Cast: Tahar Rahim, Niels Arestrup


Director: Jacques Audiard

Screenplay: Jacques Audiard

Running time: 2 hr 31 mins

Genre: Drama/Crime/Thriller



CRITIQUE:


There is one common denominator in the contemporary European cinema, and that is the gritty, socio-realist aesthetic. Take away the hard-edged brutality of Gomorrah and the stripped-down, handheld look of Entre Les Murs, and you take away these films’ ethos – which is to portray social reality with its complex moralities in the rawest of cinematic art. The trend continues with Jacques Audiard’s recent addition to the European movement, the abrasive yet uncompromisingly engrossing A Prophet, which won the Gran Prix for this year’s Cannes Film Festival. On one hand, it’s a prison drama with a central protagonist learning prison life the hardest of ways, and on another, a crime film that explores the politics of the mafia ruling class within the prison walls and the organised crimes that perturb the outside world. At the mention of prison drama and mafia movie, classics like The Shawshank Redemption and The Godfather come to mind, but Audiard very quickly disposes the clichés – 19-year old Arab Malik enters jail for unexplained reasons and the prison’s corrupt feudal system is laid barely straight away. It is ruled by Luciani, an old don with an erratic temper, the boss of Corsican thugs that holds an iron grip amongst the entire inmate populace, and even surreptitiously conniving with crooked guards.

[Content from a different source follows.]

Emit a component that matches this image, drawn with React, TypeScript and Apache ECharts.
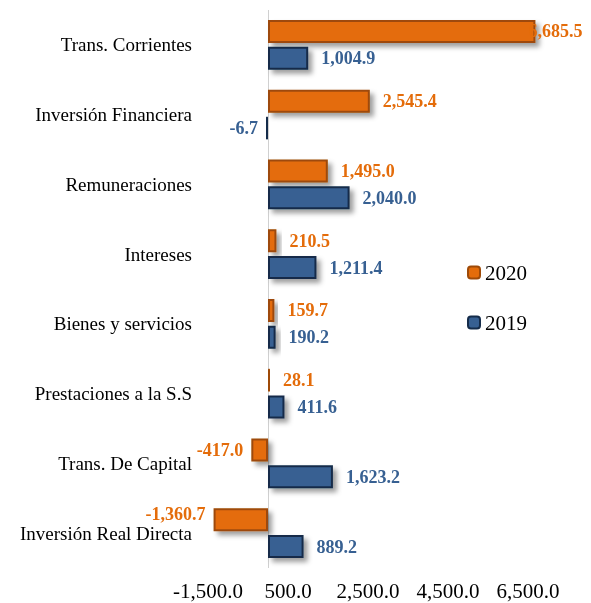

Malik is suddenly cornered and is faced with a terrible choice: play their game and survive, or defy and die.


A Prophet is at its best when it depicts the prison environs like a chess game. There are two black-and-white pieces that stand on both sides on the ground: the Corsicans and the Arabs, both foreigners on the French terrain. Malik is a pawn being pushed around to commit horrific deeds, such as killing a helpless enemy. But he soon learns the shady movements of his king, plays his game as he works his way to the top of the hierarchy – educating himself on the process. He enters prison naive, illiterate and wide-eyed, and later comes out world-wise, and perhaps sensible. All this without an iota of cheapo sentimentality induced.


But its main flaws lie in its utterly labyrinthine narrative, where the film has to rely on cinematic name tags to introduce characters, who have either all-too-abrupt appearances or has little to do with the vast network of players. Where it is strong in its authentic prison realities, its ambitious crime-film scale has a whiff between the blend of Scorcese and Meirelles, losing the translation of Malik’s real moral journey into self-redemption. These flaws are then easily overshadowed by Audiard’s relentless, often cynical, direction, letting the film rescue itself on the final act – where the power struggle is finally put to rest, the kingpin checkmated and Malik emerging out of prison an entirely different man.



VERDICT:

Eschewing prison drama and crime saga tropes, Jacques Audiard’s immensely riveting A Prophet is a gem to behold – a chess game of a movie that will leave one thoroughly gripped. Like many great contemporary European cinema, such as Entre Les Murs and Gomorrah, this is socio-realist depiction in unrelenting and claustrophobic mode.